- [PROBLEM]
Copy out lines with the word "would" from the material that follows.
[Begin SUPPLIED ENTRIES]
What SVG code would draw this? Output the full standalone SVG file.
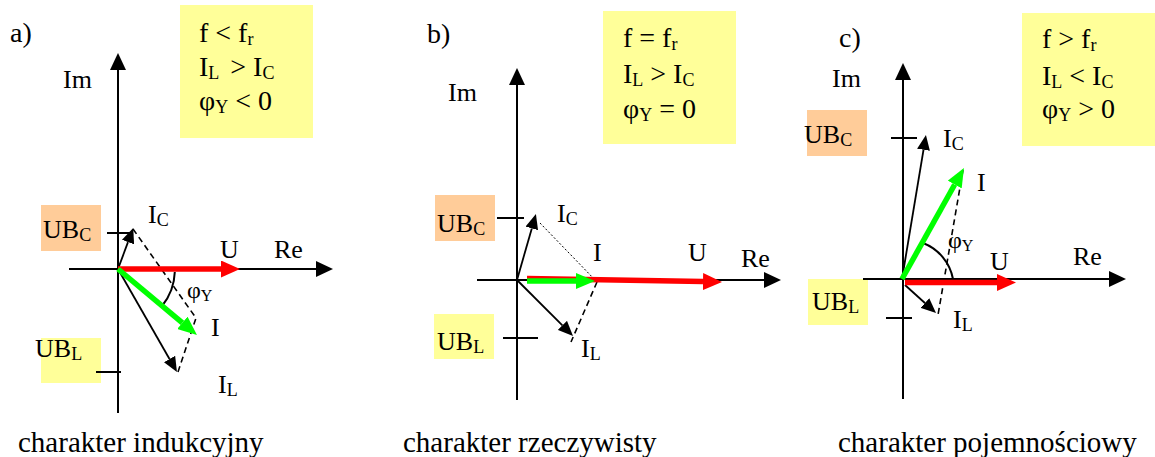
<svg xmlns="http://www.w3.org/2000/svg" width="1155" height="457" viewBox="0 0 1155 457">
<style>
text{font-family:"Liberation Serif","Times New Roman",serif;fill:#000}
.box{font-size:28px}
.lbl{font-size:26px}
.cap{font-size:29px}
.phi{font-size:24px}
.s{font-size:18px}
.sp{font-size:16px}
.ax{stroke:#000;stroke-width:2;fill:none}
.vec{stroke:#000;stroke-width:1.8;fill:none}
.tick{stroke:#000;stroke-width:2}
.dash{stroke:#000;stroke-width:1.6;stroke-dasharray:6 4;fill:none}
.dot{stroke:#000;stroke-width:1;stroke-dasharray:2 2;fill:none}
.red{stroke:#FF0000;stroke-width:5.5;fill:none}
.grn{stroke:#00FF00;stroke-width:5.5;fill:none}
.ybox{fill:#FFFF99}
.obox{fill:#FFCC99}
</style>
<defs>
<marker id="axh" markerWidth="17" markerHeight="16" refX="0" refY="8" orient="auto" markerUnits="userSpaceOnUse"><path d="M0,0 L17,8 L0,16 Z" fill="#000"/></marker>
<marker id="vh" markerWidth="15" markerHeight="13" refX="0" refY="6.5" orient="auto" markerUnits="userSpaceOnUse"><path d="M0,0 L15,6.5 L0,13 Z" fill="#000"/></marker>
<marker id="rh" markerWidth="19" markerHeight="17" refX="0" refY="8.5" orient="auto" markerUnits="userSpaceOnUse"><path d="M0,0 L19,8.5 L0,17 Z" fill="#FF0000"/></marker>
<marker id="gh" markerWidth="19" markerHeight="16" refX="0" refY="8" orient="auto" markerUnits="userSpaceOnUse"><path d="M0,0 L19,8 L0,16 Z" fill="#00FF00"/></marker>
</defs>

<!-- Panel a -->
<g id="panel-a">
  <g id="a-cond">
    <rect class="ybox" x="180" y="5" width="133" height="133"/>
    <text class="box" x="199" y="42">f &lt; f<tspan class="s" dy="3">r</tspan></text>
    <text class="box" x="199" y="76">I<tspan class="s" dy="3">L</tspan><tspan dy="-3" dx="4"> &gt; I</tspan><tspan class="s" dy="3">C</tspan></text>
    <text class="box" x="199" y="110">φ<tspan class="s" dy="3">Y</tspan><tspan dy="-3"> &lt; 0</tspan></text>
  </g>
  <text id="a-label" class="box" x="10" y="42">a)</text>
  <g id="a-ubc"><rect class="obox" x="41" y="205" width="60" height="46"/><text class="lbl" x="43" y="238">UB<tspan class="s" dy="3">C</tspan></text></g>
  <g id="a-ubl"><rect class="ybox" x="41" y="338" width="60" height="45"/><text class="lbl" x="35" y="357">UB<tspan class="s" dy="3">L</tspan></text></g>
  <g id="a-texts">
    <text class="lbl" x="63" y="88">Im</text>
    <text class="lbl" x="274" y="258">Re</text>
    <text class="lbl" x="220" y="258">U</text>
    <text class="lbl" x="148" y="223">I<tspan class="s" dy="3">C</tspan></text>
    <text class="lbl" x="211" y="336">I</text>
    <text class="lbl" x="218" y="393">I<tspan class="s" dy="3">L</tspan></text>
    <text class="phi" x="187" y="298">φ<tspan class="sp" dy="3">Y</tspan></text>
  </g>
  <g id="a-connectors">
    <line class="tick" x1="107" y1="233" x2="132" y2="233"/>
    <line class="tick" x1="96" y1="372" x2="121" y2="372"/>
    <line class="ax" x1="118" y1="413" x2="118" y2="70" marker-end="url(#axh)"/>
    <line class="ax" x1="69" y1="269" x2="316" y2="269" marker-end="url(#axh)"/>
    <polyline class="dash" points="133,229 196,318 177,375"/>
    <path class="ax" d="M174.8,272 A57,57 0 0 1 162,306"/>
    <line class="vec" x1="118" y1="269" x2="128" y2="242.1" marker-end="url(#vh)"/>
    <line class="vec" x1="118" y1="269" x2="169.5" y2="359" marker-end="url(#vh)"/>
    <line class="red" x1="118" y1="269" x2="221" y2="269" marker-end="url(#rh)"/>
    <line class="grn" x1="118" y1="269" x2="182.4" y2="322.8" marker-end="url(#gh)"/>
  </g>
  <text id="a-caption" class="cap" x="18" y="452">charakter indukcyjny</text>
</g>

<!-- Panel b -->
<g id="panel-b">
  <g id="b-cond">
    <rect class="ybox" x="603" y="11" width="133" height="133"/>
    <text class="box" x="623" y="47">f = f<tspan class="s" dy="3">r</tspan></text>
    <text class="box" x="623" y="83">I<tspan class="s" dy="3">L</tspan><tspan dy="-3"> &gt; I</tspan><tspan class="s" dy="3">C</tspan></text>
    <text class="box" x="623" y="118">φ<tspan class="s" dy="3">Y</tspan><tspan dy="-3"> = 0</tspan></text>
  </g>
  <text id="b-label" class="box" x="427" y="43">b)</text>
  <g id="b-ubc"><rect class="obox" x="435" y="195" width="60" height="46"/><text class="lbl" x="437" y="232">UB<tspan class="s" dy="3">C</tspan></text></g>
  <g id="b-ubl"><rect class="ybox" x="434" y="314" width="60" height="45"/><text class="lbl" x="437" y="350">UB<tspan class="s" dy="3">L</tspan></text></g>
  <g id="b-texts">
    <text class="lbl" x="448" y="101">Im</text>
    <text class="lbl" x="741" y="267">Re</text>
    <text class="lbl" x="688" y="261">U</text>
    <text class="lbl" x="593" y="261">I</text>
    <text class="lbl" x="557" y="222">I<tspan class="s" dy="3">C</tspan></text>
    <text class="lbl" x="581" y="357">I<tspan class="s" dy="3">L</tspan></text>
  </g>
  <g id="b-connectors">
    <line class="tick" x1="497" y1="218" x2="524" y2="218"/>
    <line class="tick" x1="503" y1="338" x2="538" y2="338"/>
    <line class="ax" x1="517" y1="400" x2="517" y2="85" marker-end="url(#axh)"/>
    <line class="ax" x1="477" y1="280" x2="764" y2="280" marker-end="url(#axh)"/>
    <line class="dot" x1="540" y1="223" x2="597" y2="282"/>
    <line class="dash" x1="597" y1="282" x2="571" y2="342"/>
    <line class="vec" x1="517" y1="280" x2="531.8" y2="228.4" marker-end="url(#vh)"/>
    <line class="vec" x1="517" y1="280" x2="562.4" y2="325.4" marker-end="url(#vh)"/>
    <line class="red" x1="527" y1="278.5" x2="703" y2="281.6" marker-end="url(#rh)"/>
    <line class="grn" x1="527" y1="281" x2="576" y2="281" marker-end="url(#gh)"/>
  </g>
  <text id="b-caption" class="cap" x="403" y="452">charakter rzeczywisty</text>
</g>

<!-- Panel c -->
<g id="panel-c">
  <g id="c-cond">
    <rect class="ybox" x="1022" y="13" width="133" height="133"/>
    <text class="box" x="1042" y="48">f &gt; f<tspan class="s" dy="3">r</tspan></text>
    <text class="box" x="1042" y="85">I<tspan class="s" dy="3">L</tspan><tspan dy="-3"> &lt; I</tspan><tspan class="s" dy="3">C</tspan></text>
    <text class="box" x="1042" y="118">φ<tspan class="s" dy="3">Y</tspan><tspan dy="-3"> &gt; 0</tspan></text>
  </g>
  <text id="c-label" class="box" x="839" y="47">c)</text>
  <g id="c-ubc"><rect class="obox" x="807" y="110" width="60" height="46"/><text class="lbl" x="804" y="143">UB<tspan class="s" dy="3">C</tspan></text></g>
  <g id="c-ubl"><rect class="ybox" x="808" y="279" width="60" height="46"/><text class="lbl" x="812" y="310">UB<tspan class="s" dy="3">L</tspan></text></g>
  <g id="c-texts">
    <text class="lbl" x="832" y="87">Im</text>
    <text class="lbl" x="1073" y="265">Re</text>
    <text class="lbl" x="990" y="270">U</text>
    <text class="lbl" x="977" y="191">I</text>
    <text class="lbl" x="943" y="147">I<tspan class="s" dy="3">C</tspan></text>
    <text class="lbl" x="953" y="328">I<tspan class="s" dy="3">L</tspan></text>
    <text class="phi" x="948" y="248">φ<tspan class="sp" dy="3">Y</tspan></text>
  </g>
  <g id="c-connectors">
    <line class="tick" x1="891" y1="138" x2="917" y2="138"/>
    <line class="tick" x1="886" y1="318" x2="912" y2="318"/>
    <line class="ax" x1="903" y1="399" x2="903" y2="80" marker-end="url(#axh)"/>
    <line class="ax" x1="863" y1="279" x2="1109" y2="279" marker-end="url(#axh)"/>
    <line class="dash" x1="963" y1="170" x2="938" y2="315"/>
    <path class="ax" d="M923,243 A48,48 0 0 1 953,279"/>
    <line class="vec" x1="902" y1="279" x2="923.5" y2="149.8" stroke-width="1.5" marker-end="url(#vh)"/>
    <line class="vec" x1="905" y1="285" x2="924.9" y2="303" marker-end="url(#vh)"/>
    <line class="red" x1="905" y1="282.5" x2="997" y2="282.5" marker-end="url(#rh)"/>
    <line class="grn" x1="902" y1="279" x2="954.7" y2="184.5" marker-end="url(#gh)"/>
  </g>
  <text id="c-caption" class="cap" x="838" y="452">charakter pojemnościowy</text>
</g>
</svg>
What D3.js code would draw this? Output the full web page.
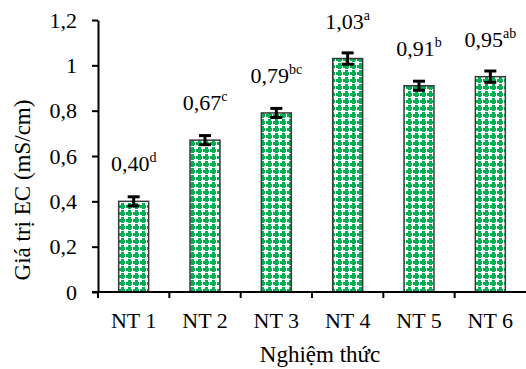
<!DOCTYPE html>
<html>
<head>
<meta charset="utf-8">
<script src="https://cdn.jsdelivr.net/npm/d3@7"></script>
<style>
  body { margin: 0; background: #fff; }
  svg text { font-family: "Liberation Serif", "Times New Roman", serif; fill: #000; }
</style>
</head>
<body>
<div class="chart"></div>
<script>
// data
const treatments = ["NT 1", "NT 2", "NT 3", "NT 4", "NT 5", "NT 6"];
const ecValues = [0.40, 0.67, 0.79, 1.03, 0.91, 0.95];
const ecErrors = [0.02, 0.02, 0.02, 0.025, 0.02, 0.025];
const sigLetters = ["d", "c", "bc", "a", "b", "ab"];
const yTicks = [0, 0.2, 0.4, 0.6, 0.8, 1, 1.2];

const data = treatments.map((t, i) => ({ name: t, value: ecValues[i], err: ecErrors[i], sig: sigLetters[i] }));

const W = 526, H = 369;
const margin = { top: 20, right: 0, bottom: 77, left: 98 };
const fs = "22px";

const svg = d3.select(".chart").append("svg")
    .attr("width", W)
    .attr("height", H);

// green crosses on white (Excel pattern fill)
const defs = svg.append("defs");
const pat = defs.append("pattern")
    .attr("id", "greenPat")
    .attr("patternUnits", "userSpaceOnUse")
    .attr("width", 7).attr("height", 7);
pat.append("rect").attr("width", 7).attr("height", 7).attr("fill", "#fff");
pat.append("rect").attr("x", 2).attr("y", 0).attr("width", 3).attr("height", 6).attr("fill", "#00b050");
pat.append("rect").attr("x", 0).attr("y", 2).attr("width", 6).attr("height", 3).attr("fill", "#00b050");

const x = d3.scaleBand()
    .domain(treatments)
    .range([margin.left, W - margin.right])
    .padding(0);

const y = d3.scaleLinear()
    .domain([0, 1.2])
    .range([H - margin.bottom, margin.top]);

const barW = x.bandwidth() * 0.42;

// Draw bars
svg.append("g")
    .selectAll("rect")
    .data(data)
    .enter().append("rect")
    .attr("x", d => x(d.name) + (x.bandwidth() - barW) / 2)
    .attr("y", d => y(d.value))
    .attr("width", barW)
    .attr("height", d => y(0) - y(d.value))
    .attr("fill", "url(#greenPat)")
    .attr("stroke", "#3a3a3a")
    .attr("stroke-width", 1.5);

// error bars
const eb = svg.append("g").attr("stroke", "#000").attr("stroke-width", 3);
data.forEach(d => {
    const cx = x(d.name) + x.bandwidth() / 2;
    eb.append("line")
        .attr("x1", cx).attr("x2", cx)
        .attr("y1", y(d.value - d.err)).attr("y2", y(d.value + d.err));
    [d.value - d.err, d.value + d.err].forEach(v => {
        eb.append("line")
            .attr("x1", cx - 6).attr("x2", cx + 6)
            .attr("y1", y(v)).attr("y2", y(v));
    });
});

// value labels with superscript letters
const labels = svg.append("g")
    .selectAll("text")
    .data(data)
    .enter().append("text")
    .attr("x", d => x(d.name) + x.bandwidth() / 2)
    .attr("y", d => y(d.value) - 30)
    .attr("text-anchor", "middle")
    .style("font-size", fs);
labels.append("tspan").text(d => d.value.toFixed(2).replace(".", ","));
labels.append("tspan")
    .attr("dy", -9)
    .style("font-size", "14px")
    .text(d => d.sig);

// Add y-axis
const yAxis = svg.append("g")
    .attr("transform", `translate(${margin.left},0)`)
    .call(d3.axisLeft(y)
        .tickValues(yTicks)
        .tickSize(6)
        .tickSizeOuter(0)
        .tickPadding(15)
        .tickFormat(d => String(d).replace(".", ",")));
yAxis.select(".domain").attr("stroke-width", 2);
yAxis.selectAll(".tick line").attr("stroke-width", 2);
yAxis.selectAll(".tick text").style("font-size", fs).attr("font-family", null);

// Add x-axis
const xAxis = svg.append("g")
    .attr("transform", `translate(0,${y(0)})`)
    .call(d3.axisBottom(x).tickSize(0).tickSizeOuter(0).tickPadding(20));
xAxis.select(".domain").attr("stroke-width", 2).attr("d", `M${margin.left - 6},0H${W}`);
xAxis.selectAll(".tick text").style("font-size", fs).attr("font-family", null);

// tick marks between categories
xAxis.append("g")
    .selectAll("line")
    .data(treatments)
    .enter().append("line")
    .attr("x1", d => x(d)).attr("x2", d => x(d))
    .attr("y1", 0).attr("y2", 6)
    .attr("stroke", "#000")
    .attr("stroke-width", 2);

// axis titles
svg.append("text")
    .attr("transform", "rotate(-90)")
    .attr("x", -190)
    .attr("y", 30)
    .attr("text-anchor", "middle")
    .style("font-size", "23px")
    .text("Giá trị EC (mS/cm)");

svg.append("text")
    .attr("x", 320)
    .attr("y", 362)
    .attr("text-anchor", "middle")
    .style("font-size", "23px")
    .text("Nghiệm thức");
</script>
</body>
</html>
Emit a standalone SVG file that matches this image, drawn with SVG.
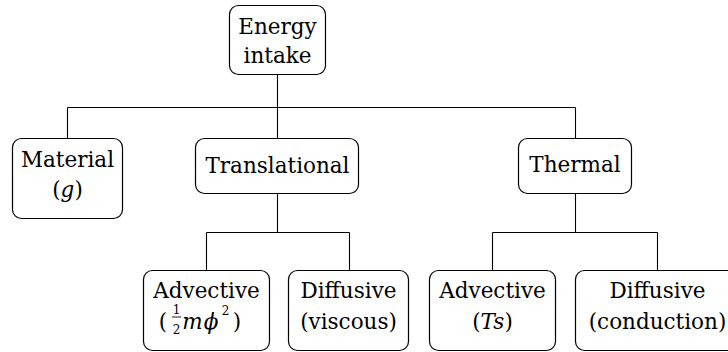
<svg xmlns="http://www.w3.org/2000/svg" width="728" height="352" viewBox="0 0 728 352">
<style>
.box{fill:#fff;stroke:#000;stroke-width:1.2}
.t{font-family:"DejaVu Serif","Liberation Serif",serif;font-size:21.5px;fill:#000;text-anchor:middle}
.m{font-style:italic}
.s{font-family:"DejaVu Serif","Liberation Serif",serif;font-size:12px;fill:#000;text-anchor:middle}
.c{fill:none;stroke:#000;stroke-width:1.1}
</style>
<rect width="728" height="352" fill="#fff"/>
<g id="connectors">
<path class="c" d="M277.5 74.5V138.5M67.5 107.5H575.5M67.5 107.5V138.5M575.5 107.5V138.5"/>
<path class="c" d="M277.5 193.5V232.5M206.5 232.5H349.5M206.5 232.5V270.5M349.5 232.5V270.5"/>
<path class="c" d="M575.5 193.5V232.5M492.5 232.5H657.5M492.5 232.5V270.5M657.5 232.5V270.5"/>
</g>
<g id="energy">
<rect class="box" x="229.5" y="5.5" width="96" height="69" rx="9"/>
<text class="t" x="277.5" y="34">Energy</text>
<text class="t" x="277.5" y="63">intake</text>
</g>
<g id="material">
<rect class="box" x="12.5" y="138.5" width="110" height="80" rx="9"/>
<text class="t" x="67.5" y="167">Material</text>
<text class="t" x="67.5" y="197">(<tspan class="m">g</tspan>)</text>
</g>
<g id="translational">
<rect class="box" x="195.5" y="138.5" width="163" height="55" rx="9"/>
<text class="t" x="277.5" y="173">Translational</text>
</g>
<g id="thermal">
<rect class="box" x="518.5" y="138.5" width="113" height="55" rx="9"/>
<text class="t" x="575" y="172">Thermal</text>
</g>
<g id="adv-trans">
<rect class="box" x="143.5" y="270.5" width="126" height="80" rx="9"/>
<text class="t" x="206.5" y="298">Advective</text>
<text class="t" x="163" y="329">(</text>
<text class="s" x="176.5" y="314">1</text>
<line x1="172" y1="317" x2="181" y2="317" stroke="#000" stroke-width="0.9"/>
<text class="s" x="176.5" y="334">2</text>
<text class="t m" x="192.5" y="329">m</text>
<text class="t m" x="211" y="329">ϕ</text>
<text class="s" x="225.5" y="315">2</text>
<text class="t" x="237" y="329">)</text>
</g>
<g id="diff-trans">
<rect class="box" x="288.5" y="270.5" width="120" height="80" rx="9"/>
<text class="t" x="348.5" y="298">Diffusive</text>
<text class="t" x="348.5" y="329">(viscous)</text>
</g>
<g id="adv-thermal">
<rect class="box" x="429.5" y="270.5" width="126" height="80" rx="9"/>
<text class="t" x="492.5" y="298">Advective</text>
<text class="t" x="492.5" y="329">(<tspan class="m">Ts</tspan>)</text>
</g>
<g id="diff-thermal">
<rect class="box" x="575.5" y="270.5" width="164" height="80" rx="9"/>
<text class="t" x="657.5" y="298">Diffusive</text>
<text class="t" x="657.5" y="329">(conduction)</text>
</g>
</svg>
[End SUPPLIED ENTRIES]
- [FINISHED ANSWER]
What SVG code would draw this? Output the full standalone SVG file.
What D3.js code would draw this? Output the full web page.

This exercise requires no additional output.